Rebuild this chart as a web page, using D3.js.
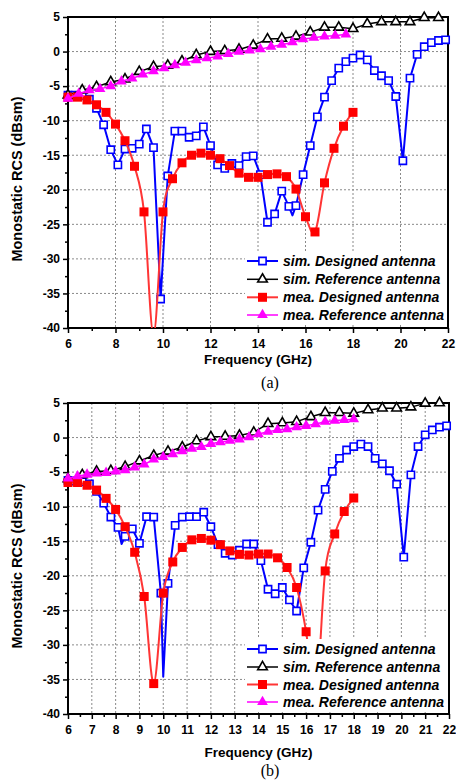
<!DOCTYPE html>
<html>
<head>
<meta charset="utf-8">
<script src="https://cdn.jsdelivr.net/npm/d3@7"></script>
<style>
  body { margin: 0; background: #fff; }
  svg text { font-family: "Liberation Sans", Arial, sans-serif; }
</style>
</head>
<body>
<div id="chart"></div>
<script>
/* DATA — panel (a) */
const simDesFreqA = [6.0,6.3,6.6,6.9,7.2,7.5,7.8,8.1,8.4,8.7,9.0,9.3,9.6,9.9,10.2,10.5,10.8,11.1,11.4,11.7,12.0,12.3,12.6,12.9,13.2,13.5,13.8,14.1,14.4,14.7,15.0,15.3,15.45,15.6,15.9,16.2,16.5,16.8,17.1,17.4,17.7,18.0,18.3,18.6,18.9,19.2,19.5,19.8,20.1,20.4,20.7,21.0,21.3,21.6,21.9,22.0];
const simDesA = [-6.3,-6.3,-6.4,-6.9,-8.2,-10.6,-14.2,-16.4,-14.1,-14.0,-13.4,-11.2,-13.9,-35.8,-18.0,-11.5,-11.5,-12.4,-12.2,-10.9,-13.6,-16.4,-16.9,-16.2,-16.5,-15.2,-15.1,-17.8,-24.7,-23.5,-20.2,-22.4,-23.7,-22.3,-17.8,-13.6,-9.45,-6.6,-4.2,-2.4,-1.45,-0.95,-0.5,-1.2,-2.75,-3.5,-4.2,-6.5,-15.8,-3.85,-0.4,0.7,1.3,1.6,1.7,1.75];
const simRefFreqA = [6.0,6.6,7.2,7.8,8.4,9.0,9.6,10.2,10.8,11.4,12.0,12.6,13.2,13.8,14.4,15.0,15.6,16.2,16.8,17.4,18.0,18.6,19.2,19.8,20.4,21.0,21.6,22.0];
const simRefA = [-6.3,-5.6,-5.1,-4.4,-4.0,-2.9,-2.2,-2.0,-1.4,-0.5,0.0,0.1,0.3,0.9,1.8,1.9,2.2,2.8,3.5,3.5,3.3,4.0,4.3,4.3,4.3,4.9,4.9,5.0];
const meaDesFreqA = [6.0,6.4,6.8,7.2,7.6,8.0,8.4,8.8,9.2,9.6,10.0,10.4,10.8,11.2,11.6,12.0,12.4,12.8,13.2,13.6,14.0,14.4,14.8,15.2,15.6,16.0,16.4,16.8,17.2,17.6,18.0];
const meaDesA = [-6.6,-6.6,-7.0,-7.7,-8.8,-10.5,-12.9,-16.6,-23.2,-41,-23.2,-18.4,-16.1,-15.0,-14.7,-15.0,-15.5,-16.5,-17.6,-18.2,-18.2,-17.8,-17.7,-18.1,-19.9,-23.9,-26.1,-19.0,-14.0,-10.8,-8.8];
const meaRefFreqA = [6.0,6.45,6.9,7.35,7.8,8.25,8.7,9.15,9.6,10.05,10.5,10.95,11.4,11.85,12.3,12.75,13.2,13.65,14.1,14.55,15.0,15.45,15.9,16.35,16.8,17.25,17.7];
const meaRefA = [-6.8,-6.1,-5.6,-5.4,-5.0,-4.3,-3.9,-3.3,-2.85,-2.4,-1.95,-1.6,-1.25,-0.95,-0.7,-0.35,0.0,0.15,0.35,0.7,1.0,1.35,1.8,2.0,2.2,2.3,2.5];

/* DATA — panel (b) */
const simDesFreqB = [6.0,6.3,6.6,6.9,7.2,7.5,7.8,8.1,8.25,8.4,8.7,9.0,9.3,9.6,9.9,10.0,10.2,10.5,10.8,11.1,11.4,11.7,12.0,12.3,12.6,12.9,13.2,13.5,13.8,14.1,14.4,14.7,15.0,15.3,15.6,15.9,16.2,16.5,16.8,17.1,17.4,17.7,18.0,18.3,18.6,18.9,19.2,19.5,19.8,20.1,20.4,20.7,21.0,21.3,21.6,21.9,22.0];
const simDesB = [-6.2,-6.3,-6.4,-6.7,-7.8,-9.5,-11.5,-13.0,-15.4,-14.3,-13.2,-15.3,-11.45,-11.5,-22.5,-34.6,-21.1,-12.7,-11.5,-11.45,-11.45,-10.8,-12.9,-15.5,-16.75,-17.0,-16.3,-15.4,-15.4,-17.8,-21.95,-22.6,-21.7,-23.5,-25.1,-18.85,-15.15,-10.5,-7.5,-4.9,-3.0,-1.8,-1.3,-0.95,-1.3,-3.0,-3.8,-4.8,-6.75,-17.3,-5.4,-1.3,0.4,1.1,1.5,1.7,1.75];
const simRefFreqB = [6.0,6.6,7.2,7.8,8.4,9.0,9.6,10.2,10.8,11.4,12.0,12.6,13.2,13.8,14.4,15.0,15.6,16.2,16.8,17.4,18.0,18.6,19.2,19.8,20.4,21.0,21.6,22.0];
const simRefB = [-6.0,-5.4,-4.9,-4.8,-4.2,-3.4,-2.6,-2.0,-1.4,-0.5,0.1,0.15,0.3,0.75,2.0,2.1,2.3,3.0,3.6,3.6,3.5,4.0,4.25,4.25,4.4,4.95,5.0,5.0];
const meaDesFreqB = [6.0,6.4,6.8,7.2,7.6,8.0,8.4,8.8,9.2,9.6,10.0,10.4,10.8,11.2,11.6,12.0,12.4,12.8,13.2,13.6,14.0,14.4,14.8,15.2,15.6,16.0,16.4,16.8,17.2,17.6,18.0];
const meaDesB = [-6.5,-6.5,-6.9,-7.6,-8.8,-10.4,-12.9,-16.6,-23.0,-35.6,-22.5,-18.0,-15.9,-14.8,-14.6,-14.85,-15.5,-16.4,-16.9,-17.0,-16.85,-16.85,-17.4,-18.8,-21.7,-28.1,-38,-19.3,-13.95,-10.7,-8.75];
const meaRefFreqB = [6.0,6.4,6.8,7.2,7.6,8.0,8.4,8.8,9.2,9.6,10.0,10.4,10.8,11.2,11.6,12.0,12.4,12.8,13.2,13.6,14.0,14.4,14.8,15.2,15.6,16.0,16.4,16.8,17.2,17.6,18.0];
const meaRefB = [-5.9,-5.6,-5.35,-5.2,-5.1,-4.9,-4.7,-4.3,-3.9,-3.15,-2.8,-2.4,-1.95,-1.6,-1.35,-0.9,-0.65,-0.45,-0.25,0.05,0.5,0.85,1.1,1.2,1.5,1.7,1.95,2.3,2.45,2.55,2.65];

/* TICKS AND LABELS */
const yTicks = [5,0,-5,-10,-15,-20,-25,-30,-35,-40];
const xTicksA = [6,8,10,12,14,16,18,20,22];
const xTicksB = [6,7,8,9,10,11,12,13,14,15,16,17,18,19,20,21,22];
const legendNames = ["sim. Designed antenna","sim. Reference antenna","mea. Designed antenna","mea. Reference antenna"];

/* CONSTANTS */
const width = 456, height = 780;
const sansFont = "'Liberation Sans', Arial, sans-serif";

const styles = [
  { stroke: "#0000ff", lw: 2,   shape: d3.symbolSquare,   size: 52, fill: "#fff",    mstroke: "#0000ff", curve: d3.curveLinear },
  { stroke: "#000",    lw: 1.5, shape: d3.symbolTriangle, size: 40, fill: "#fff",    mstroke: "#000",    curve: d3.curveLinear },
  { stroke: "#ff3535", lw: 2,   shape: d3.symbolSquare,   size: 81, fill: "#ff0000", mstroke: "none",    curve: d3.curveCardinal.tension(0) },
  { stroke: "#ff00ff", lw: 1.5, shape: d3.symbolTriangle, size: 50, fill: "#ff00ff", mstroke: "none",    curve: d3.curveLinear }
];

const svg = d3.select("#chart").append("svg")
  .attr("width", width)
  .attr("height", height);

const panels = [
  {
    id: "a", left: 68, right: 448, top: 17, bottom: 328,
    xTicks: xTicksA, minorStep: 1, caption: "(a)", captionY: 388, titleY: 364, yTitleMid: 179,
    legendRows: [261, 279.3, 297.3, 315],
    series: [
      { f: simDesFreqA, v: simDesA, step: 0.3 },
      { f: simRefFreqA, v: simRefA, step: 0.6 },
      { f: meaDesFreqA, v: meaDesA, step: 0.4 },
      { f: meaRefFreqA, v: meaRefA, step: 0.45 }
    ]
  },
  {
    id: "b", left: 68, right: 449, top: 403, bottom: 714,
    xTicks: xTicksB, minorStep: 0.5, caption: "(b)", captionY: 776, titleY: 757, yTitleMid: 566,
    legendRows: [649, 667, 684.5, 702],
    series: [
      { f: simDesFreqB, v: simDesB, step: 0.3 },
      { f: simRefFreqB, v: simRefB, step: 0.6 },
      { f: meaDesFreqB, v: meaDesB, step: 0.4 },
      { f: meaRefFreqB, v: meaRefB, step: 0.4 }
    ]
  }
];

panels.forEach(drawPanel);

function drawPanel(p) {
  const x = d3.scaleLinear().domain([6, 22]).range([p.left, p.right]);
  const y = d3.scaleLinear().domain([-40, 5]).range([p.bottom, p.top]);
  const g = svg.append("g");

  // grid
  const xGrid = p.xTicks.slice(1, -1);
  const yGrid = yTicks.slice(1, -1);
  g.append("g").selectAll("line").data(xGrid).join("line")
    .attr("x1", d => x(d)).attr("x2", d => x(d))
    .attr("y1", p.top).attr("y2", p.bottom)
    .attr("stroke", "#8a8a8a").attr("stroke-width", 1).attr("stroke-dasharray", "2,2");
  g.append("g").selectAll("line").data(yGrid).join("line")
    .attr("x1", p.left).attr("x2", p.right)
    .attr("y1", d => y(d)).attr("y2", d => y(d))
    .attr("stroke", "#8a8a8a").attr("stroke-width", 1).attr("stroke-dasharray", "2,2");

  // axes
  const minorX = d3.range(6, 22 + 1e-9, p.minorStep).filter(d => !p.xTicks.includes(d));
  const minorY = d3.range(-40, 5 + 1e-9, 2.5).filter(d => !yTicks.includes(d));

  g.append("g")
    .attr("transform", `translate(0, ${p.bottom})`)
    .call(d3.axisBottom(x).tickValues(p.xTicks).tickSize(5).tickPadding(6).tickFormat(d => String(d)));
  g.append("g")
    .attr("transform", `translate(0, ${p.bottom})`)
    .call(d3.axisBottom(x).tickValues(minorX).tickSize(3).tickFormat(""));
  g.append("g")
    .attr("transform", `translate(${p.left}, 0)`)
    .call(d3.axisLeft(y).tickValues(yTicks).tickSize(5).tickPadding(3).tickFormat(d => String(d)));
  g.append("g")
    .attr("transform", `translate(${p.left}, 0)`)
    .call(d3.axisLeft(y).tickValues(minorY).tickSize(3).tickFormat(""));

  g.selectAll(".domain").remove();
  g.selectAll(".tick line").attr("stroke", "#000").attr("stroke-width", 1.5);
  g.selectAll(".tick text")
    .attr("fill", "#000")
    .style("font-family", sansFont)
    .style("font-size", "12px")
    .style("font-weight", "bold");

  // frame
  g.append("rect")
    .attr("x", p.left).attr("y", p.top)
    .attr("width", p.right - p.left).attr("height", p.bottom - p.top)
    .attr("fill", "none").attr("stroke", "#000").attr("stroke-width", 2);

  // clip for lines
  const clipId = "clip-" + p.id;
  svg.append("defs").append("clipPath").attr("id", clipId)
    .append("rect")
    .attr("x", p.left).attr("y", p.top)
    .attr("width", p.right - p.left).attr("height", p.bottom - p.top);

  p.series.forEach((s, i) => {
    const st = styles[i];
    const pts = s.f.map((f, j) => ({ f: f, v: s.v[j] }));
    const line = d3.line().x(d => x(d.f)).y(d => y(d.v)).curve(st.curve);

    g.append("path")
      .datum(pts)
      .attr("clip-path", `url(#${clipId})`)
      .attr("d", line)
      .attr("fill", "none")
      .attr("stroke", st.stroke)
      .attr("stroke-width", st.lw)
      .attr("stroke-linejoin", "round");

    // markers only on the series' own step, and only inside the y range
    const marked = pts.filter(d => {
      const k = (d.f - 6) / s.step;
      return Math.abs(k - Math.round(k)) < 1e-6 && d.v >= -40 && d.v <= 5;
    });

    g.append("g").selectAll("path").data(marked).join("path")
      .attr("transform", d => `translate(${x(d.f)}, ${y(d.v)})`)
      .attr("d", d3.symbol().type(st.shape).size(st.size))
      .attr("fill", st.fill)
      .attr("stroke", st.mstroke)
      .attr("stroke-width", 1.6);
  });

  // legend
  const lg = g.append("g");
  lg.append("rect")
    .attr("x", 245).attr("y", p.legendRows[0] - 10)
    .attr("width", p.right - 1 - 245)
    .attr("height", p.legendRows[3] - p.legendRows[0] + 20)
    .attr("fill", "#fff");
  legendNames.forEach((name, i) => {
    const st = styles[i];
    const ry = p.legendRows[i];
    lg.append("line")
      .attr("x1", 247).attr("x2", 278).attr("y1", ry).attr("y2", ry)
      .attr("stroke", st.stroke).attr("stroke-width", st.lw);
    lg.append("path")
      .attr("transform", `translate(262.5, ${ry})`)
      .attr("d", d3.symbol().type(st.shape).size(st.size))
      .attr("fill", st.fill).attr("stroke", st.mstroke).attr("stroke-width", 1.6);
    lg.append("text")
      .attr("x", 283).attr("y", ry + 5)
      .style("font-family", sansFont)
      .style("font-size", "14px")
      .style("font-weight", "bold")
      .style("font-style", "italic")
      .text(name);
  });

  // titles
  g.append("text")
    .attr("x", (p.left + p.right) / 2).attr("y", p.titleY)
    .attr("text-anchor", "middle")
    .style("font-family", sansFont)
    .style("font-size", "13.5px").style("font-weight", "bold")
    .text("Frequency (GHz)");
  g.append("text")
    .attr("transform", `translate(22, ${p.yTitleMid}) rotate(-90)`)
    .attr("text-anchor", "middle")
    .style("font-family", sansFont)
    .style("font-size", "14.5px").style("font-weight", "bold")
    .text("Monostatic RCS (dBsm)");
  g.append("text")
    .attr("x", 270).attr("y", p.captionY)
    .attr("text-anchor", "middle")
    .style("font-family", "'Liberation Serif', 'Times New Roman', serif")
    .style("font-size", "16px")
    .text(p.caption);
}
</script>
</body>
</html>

* * *

Take every line from the data that contains the word "chart".

Rebuild this chart as a web page, using D3.js.
<div id="chart"></div>
const svg = d3.select("#chart").append("svg")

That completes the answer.